Prometheus Re-bound: Supreme Court Reverses in Mayo v. Prometheus Labs
In a much anticipated decision, a unanimous Supreme Court today reversed the ruling of the Federal Circuit Court of Appeals, and held that Prometheus’ process is not patent eligible. Mayo Collaborative Servs. v. Prometheus Labs., Inc., No. 2008-1403, slip. op. (Fed. Cir. Dec. 17, 2010), rev’d, 566 U.S. __ (2012).
Mayo purchased and used medical diagnostic tests based on Prometheus Labs’ patents, but later sold and marketed its own diagnostic test. Prometheus Labs brought suit, asserting that Mayo’s test kits infringed its patents. The District Court found that while the test kit infringed Prometheus Labs’ patents, the court granted summary judgment that the processes claimed by the patents were not patentable subject matter under 35 U.S.C. § 101, because they claimed natural laws or natural phenomena, specifically, the correlations between thiopurine metabolite levels and the toxicity and efficacy of thiopurine drugs. On appeal, the Federal Circuit reversed, finding the processes to be patent eligible under its “machine or transformation test.” The case was remanded by the Supreme Court for reconsideration in light of Bilski v. Kappos, 561 U.S. __, slip. op. (2010), which sought to clarify the jurisprudence surrounding the “machine or transformation test,” and holding that the latter is not a definitive test of patent eligibility.
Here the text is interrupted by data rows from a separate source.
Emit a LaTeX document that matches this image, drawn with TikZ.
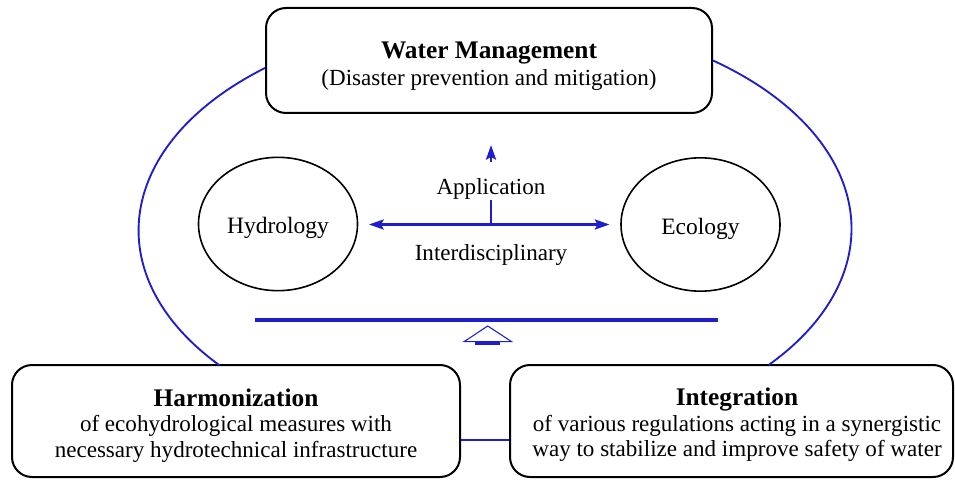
\documentclass[tikz,border=0pt]{standalone}
\usepackage{fontspec}
\setmainfont{Liberation Serif}
\usetikzlibrary{arrows.meta,calc,shapes.geometric}
\definecolor{mblue}{RGB}{30,30,205}
\newcommand\mytitle{\fontsize{19}{20.25}\selectfont\bfseries}
\begin{document}
\begin{tikzpicture}[x=0.75pt,y=0.75pt,
  box/.style={draw=black, line width=1.5pt, rounded corners=15pt, inner sep=0pt},
  txt/.style={align=center, inner sep=0pt, font=\fontsize{17.3}{20.25}\selectfont},
  circ/.style={draw=black, ellipse, line width=1.2pt, inner sep=0pt,
    minimum width=119.25pt, minimum height=100pt, text height=18pt, text depth=3.75pt,
    font=\fontsize{17.6}{20.25}\selectfont},
  lbl/.style={inner xsep=2pt, inner ysep=0.5pt, font=\fontsize{17.3}{20.25}\selectfont},
  bline/.style={draw=mblue, line width=2pt},
  mytip/.tip={Stealth[length=11pt, width=7.5pt, inset=2pt]},
  arcline/.style={draw=mblue, line width=1.4pt}]
\useasboundingbox (0,0) rectangle (955,479);

% boxes
\node[box, minimum width=334.5pt, minimum height=78.75pt] (wm) at (489,418.5) {};
\node[txt] (wmt) at (489,412.5) {{\mytitle Water Management}\\(Disaster prevention and mitigation)};

\node[box, minimum width=336pt, minimum height=84pt] (harm) at (236,58) {};
\node[txt, font=\fontsize{17.3}{18.9}\selectfont] (harmt) at (236,53.5)
  {{\fontsize{19}{18.9}\selectfont\bfseries Harmonization}\\of ecohydrological measures with\\necessary hydrotechnical infrastructure};

\node[box, minimum width=332.25pt, minimum height=84pt] (integ) at (731.5,58) {};
\node[txt, font=\fontsize{17.3}{19.1}\selectfont] (integt) at (737,54.2)
  {{\fontsize{19}{19.1}\selectfont\bfseries Integration}\\of various regulations acting in a synergistic\\ way to stabilize and improve safety of water};

% ellipses
\node[circ] (hyd) at (278,255) {Hydrology};
\node[circ] (eco) at (700.5,254.5) {Ecology};

% arrows
\coordinate (jn) at (491,254.5);
\coordinate (apptop) at (491,317);
\coordinate (apptip) at (491,334);
\node[lbl] (app) at (491,290) {Application};
\node[lbl] (idl) at (491,224) {Interdisciplinary};
\draw[bline, mytip-mytip, shorten <=8pt, shorten >=8pt] (hyd.east |- jn) -- (eco.west |- jn);
\draw[bline] (jn) -- (app.south);
\draw[bline, -mytip] (apptop) -- (apptip);

% thick line and symbol
\draw[mblue, line width=2.6pt] (255,159) -- (718,159);
\draw[mblue, line width=0.8pt, line join=miter] (464,137.3) -- (487.7,153) -- (511.7,137.3) -- cycle;
\fill[mblue] (475,134.3) rectangle (500,138);

% big arcs
\draw[arcline] ($(wm.west)+(0,-7.5)$) arc[start angle=130, end angle=219.5, x radius=354, y radius=212];
\draw[arcline] (wm.east) arc[start angle=52.5, end angle=-40, x radius=354, y radius=212];

% connector between bottom boxes
\draw[mblue, line width=1.6pt] ($(harm.east)+(0,-19)$) -- ($(integ.west)+(0,-19)$);
\end{tikzpicture}
\end{document}
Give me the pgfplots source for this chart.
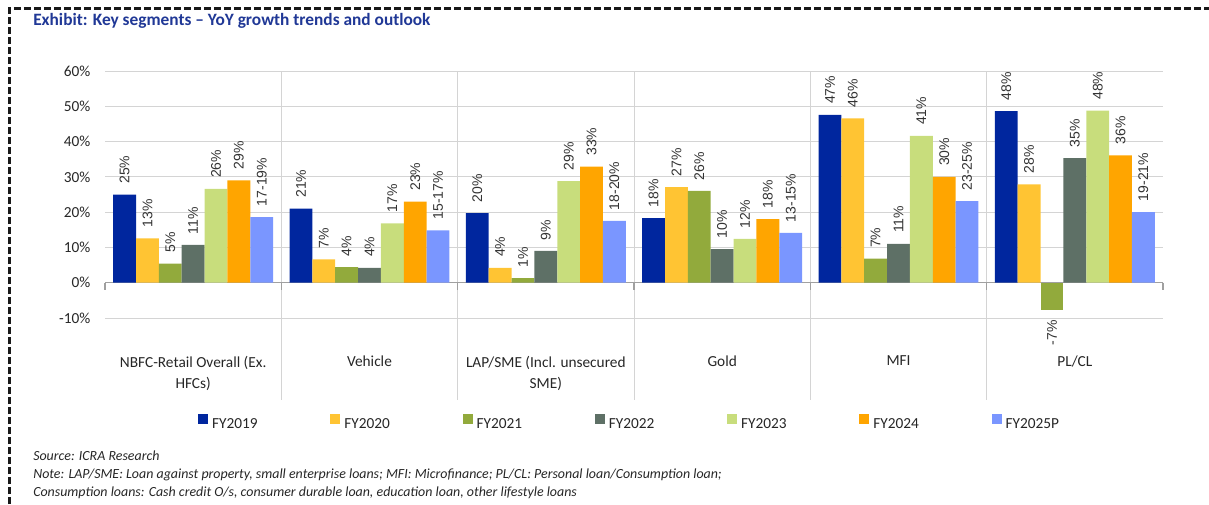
\documentclass[border=0pt]{standalone}
\usepackage{fontspec}
\setmainfont{Carlito}
\newfontfamily\labfont{Liberation Sans}
\usepackage{pgfplots}
\pgfplotsset{compat=1.18}
\definecolor{c19}{RGB}{0,38,158}
\definecolor{c20}{RGB}{255,196,51}
\definecolor{c21}{RGB}{146,170,60}
\definecolor{c22}{RGB}{94,112,102}
\definecolor{c23}{RGB}{200,221,124}
\definecolor{c24}{RGB}{255,165,0}
\definecolor{c25}{RGB}{122,150,255}
\definecolor{gridgray}{RGB}{212,212,212}
\definecolor{zerogray}{RGB}{160,160,160}
\definecolor{titleblue}{RGB}{32,56,150}
\begin{document}
\begin{tikzpicture}[x=0.75pt,y=0.75pt]
\useasboundingbox (0,0) rectangle (1209,504);
\draw[black!90, line width=1.6pt, dash pattern=on 5.5pt off 2pt] (9.5,0) -- (9.5,495.5) -- (1209,495.5);
\node[anchor=base west, inner sep=0pt, font=\fontsize{13}{15}\selectfont\bfseries, text=titleblue] at (33,478) {Exhibit: Key segments – YoY growth trends and outlook};
\begin{axis}[
  at={(78.75pt,139.5pt)}, anchor=south west,
  scale only axis, width=793.5pt, height=185.25pt,
  xmin=-0.5, xmax=5.5, ymin=-10, ymax=60,
  clip=false,
  axis line style={draw=none},
  major tick length=0pt,
  ytick={-10,0,10,20,30,40,50,60},
  yticklabels={-10\%,0\%,10\%,20\%,30\%,40\%,50\%,60\%},
  ymajorgrids, grid style={gridgray, line width=0.6pt},
  xtick={0,...,5},
  xticklabels={{NBFC-Retail Overall (Ex.\\HFCs)}, Vehicle, {LAP/SME (Incl. unsecured\\SME)}, Gold, MFI, PL/CL},
  xticklabel style={font=\fontsize{11.5}{15.75}\selectfont, text=black!85, align=center, anchor=north, yshift=-25pt},
  yticklabel style={font=\fontsize{11.5}{13}\selectfont, text=black!85, anchor=east, xshift=-7.5pt},
  ybar,
  bar width=0.1296,
  point meta=explicit symbolic,
  nodes near coords,
  nodes near coords style={rotate=90, anchor=west, inner xsep=8pt, inner ysep=0pt, font=\labfont\fontsize{10.5}{12}\selectfont, text=black!80},
  legend columns=7,
  legend cell align=left,
  legend image code/.code={\fill[#1] (0pt,0pt) rectangle (7.5pt,7.5pt);},
  legend style={at={(0.0879,-0.425)}, anchor=west, draw=none, fill=none, inner sep=0pt, outer sep=0pt, column sep=0pt,
    font=\fontsize{11.5}{13}\selectfont, nodes={inner xsep=3pt, inner ysep=1pt, text=black!85}},
]
\pgfplotsinvokeforeach{0.5,1.5,2.5,3.5,4.5}{
  \draw[gridgray, line width=0.6pt] (axis cs:#1,60) -- (axis cs:#1,-33.2);
}
\draw[zerogray, line width=0.8pt] (axis cs:-0.5,0) -- (axis cs:5.5,0);
\pgfplotsinvokeforeach{-0.5,0.5,1.5,2.5,3.5,4.5,5.5}{
  \draw[zerogray, line width=0.8pt] (axis cs:#1,0) -- (axis cs:#1,-2);
}
\addplot[fill=c19, draw=none, bar shift=-0.3888] coordinates {(0,25)[25\%] (1,21.0)[21\%] (2,19.7)[20\%] (3,18.3)[18\%] (4,47.6)[47\%] (5,48.6)[48\%]};
\addlegendentry{\makebox[85.7pt][l]{FY2019}}
\addplot[fill=c20, draw=none, bar shift=-0.2592] coordinates {(0,12.6)[13\%] (1,6.6)[7\%] (2,4.2)[4\%] (3,27.1)[27\%] (4,46.6)[46\%] (5,27.9)[28\%]};
\addlegendentry{\makebox[85.7pt][l]{FY2020}}
\addplot[fill=c21, draw=none, bar shift=-0.1296] coordinates {(0,5.4)[5\%] (1,4.4)[4\%] (2,1.3)[1\%] (3,26.0)[26\%] (4,6.8)[7\%]};
\addlegendentry{\makebox[85.7pt][l]{FY2021}}
\addplot[fill=c21, draw=none, bar shift=-0.1296, forget plot, nodes near coords style={anchor=east}] coordinates {(5,-7.6)[-7\%]};
\addplot[fill=c22, draw=none, bar shift=0] coordinates {(0,10.7)[11\%] (1,4.2)[4\%] (2,9.0)[9\%] (3,9.5)[10\%] (4,11.0)[11\%] (5,35.3)[35\%]};
\addlegendentry{\makebox[85.7pt][l]{FY2022}}
\addplot[fill=c23, draw=none, bar shift=0.1296] coordinates {(0,26.6)[26\%] (1,16.8)[17\%] (2,28.8)[29\%] (3,12.4)[12\%] (4,41.6)[41\%] (5,48.8)[48\%]};
\addlegendentry{\makebox[85.7pt][l]{FY2023}}
\addplot[fill=c24, draw=none, bar shift=0.2592] coordinates {(0,29.0)[29\%] (1,23.0)[23\%] (2,32.9)[33\%] (3,18.0)[18\%] (4,30.0)[30\%] (5,36.1)[36\%]};
\addlegendentry{\makebox[85.7pt][l]{FY2024}}
\addplot[fill=c25, draw=none, bar shift=0.3888] coordinates {(0,18.6)[17-19\%] (1,14.8)[15-17\%] (2,17.5)[18-20\%] (3,14.1)[13-15\%] (4,23.1)[23-25\%] (5,20.0)[19-21\%]};
\addlegendentry{\makebox[85.7pt][l]{FY2025P}}
\end{axis}
\node[anchor=base west, inner sep=0pt, font=\fontsize{10.45}{12}\selectfont\itshape, text=black!85] at (33,44) {Source: ICRA Research};
\node[anchor=base west, inner sep=0pt, font=\fontsize{10.45}{12}\selectfont\itshape, text=black!85] at (33,26) {Note: LAP/SME: Loan against property, small enterprise loans; MFI: Microfinance; PL/CL: Personal loan/Consumption loan;};
\node[anchor=base west, inner sep=0pt, font=\fontsize{10.45}{12}\selectfont\itshape, text=black!85] at (33,8) {Consumption loans: Cash credit O/s, consumer durable loan, education loan, other lifestyle loans};
\end{tikzpicture}
\end{document}
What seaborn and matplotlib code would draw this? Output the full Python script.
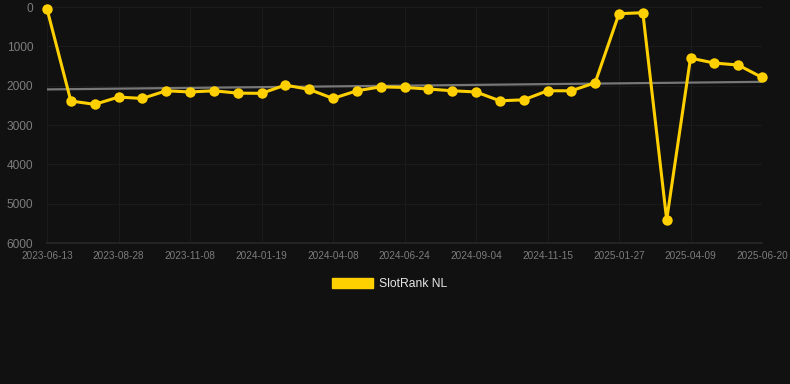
import matplotlib
matplotlib.use("Agg")
import matplotlib.pyplot as plt
from matplotlib.patches import Patch
import seaborn as sns
import numpy as np
import pandas as pd

dates = ["2023-06-13", "2023-07-08", "2023-08-03", "2023-08-28", "2023-09-21", "2023-10-15",
         "2023-11-08", "2023-12-02", "2023-12-26", "2024-01-19", "2024-02-14", "2024-03-13",
         "2024-04-08", "2024-05-03", "2024-05-29", "2024-06-24", "2024-07-18", "2024-08-11",
         "2024-09-04", "2024-09-28", "2024-10-22", "2024-11-15", "2024-12-09", "2025-01-03",
         "2025-01-27", "2025-02-20", "2025-03-16", "2025-04-09", "2025-05-03", "2025-05-27",
         "2025-06-20"]
ranks = [50, 2390, 2475, 2290, 2325, 2130, 2160, 2130, 2190, 2195, 1985, 2095,
         2325, 2130, 2030, 2045, 2085, 2130, 2160, 2385, 2360, 2130, 2130, 1925,
         170, 145, 5410, 1300, 1425, 1475, 1790]
series_name = "SlotRank NL"
y_ticks = [0, 1000, 2000, 3000, 4000, 5000, 6000]

df = pd.DataFrame({"idx": np.arange(len(dates)), "date": dates, "rank": ranks})

sns.set_theme(style="dark")
plt.rcParams["font.family"] = ["Liberation Sans", "DejaVu Sans"]

bg = "#111111"
fig = plt.figure(figsize=(7.9, 3.84), dpi=100, facecolor=bg)
ax = fig.add_axes([47 / 790, 1 - 243 / 384, (762 - 47) / 790, (243 - 7) / 384])
ax.set_facecolor(bg)

# trend line (linear regression)
coef = np.polyfit(df["idx"], df["rank"], 1)
trend = np.polyval(coef, df["idx"])
ax.plot(df["idx"], trend, color="#777777", lw=1.6, zorder=2)

sns.lineplot(data=df, x="idx", y="rank", ax=ax, color="#FFD000", lw=2.2,
             marker="o", markersize=7.5, markeredgewidth=0, zorder=3, clip_on=False)

ax.set_xlim(0, len(dates) - 1)
ax.set_ylim(6000, 0)
ax.set_yticks(y_ticks)
ax.set_yticklabels([str(v) for v in y_ticks], fontsize=8.6, color="#7c7c7c")
tick_pos = list(range(0, len(dates), 3))
ax.set_xticks(tick_pos)
ax.set_xticklabels([dates[i] for i in tick_pos], fontsize=7.2, color="#7c7c7c")
ax.tick_params(axis="both", length=0)
ax.tick_params(axis="y", pad=10)
ax.tick_params(axis="x", pad=6)
ax.grid(True, color="#1b1b1b", lw=0.8)
ax.set_xlabel("")
ax.set_ylabel("")
for s in ax.spines.values():
    s.set_visible(False)
ax.spines["bottom"].set_visible(True)
ax.spines["bottom"].set_color("#262626")

handle = Patch(facecolor="#FFD000", edgecolor="#FFD000")
fig.legend([handle], [series_name], loc="center", bbox_to_anchor=(390 / 790, 1 - 284 / 384),
           frameon=False, fontsize=8.7, labelcolor="#e6e6e6", handlelength=3.4,
           handleheight=0.9, handletextpad=0.5)

fig.savefig("out.png", dpi=100, facecolor=bg)
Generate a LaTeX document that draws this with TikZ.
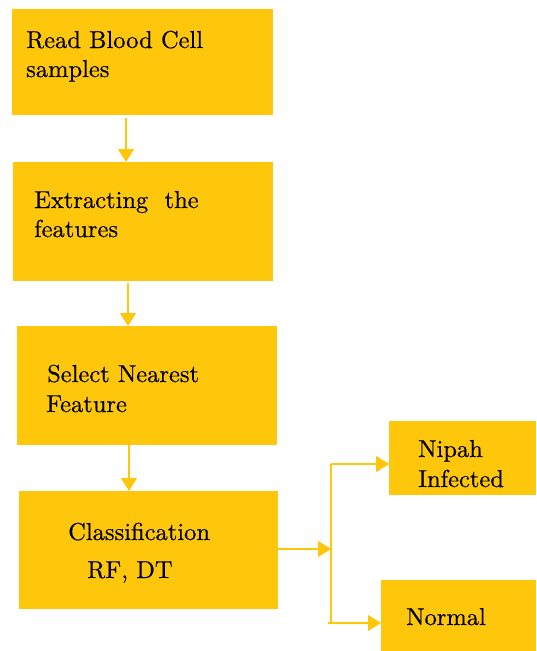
\documentclass[tikz,border=0pt]{standalone}
\usepackage{fontspec}
\newfontfamily\lmten{lmroman10-regular.otf}[FakeBold=0.4]
\usetikzlibrary{arrows.meta}
\definecolor{boxyellow}{RGB}{255,199,11}
\tikzset{
  box/.style={fill=boxyellow, draw=none, inner sep=0pt, anchor=north west},
  lbl/.style={anchor=base west, inner sep=0pt, font=\lmten\fontsize{24.5}{29}\selectfont, text=black},
  conn/.style={draw=boxyellow, line width=1.5pt},
  arr/.style={conn, -{Triangle[length=13pt,width=16pt]}}
}
\begin{document}
\begin{tikzpicture}[x=1pt,y=-1pt]
\useasboundingbox (0,0) rectangle (536,651);
% boxes
\node[box, minimum width=261pt, minimum height=106pt] (b1) at (12,9) {};
\node[box, minimum width=260pt, minimum height=119pt] (b2) at (13,162) {};
\node[box, minimum width=260pt, minimum height=119pt] (b3) at (17,326) {};
\node[box, minimum width=259pt, minimum height=118pt] (b4) at (19,491) {};
\node[box, minimum width=147pt, minimum height=74pt] (n1) at (389,421) {};
\node[box, minimum width=155pt, minimum height=71pt] (n2) at (381,580) {};
% texts
\node[lbl] (t1a) at (26,48) {Read Blood Cell};
\node[lbl] (t1b) at (26,77) {samples};
\node[lbl] (t2a) at (34,208) {Extracting\ \ the};
\node[lbl] (t2b) at (34,237) {features};
\node[lbl] (t3a) at (47,382) {Select Nearest};
\node[lbl] (t3b) at (46,412) {Feature};
\node[lbl] (t4a) at (68,540) {Classification};
\node[lbl] (t4b) at (87,578) {RF, DT};
\node[lbl] (t5a) at (418,457) {Nipah};
\node[lbl] (t5b) at (418,487) {Infected};
\node[lbl] (t6) at (406,625) {Normal};
% connectors
\coordinate (j) at (331,549);
\coordinate (jt) at (331,464);
\coordinate (jb) at (331,623);
\coordinate (jbs) at (328,623);
\draw[arr, shorten <=3pt] (b1.south -| 126,0) -- (b2.north -| 126,0);
\draw[arr, shorten <=2pt] (b2.south -| 128,0) -- (b3.north -| 128,0);
\draw[arr] (b3.south -| 129,0) -- (b4.north -| 129,0);
\draw[arr] (b4.east |- j) -- (j);
\draw[conn] (jt) -- (jb);
\draw[arr] (jt) -- (n1.west |- jt);
\draw[arr] (jbs) -- (n2.west |- jb);
\end{tikzpicture}
\end{document}
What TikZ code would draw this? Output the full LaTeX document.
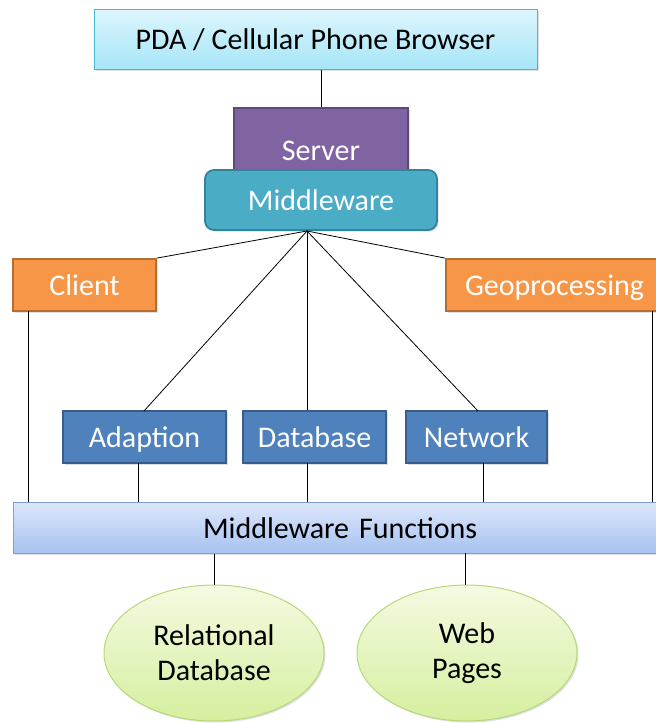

In Mayo, the Supreme Court held that the claimed processes have not transformed unpatentable natural laws into patentable applications. As a result, the processes are not patentable and therefore, the claims are invalid. In reaching its decision, the Court looked at the controlling precedents of Parker v. Flook, 437 U.S. 584 (1978) and Diamond v. Diehr, 450 U.S. 175 (1981). In both cases, the Court pointed out that a basic mathematical equation, like a law of nature, was not patentable. In Diehr, the Court held that the process was patent eligible because “of the way the additional steps of the process integrated the equation into the process as a whole.” Mayo, slip op. at 11-12. The process did not suggest that all the steps or a combination of those steps were obvious, already in use or conventional. Id. at 12. In Flook, the process was held not patentable because the claimed process only provided ‘an unpatentable formula for computing an updated alarm limit.’ Id. at 12. The Court then examined the instructions for those who administer doses of thiopure drugs and concluded that the instructions add “nothing specific to the laws of nature other than that is well-understood, routine, conventional activity, previously engaged in by those in the field.” Id. at 13.
Additionally, the Court also looked at other cases, Neilson v. Harford, Webster’s Patent Cases 295, 371 (1841), Bilski v. Kappos, and Gottschalk v. Benson, 409 U.S. 63 (1972), to support its position that appending conventional steps to laws of nature, natural phenomena and abstract ideas does not makes those laws, phenomena and ideas patentable. The Court continued to emphasize its concern that “patent law not inhibit further discovery by improperly tying up the future use of laws of nature.” Mayo, slip op. at 16. Notwithstanding, Prometheus Labs’ arguments to the contrary, the Court declined to change its conclusion that the claimed processes are not patentable. Here, the Court emphasized that its concern relates to “how much future innovation is foreclosed relative to the contribution of the inventor” and noted that “even a narrow law of nature [ ] can inhibit future research.” Id. at 20.
This decision undoubtedly will ripple across many industries, as patent practitioners attempt to apply the holding of the case.